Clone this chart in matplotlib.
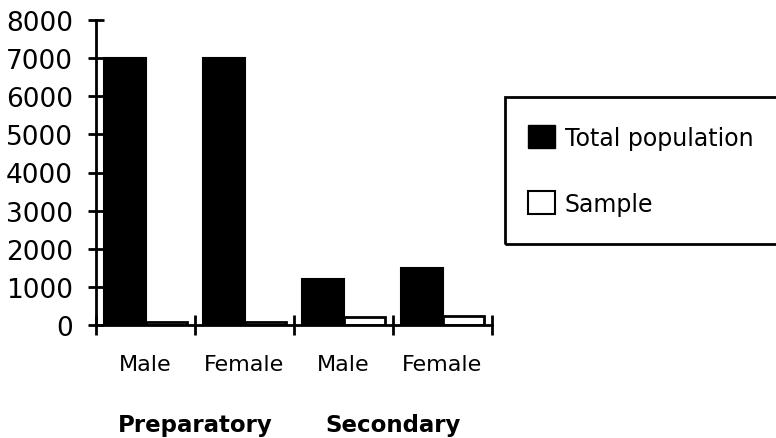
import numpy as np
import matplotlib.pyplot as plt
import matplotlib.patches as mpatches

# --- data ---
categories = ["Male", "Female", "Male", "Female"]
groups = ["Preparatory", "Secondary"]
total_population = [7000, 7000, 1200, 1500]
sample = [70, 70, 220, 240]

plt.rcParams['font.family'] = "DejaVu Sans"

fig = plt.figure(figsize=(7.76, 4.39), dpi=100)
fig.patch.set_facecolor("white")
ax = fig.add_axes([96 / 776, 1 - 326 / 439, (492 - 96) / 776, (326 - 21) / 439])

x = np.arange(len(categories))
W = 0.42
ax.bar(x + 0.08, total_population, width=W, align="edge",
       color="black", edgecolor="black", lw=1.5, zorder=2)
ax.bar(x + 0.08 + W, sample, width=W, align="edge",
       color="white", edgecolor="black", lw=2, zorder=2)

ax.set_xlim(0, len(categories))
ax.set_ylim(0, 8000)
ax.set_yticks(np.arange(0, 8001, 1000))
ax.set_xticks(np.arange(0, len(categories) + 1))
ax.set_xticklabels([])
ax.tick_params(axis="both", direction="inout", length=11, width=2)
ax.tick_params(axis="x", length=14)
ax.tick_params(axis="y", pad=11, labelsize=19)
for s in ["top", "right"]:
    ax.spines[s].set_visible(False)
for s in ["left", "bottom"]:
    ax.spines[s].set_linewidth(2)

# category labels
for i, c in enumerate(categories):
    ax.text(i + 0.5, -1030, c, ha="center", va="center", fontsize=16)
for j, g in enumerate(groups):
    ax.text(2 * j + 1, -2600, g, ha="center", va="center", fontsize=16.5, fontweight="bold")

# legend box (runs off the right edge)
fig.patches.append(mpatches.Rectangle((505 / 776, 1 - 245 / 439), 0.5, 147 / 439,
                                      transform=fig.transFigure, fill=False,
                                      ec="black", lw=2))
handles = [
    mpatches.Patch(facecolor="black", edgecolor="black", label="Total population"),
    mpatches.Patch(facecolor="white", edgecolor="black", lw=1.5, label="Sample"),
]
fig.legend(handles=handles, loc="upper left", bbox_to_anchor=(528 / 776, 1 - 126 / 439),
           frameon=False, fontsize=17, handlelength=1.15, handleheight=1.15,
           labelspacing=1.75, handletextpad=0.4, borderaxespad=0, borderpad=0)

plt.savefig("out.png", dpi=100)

◇ ◇ ◇

_REQUIRED WORK_
Write out again, exactly, the lines from the start of the listing up to the line containing "import matplotlib.patches as mpatches", with both ends and without pictures.

_OUTPUT FOR THIS TASK_
Clone this chart in matplotlib.
import numpy as np
import matplotlib.pyplot as plt
import matplotlib.patches as mpatches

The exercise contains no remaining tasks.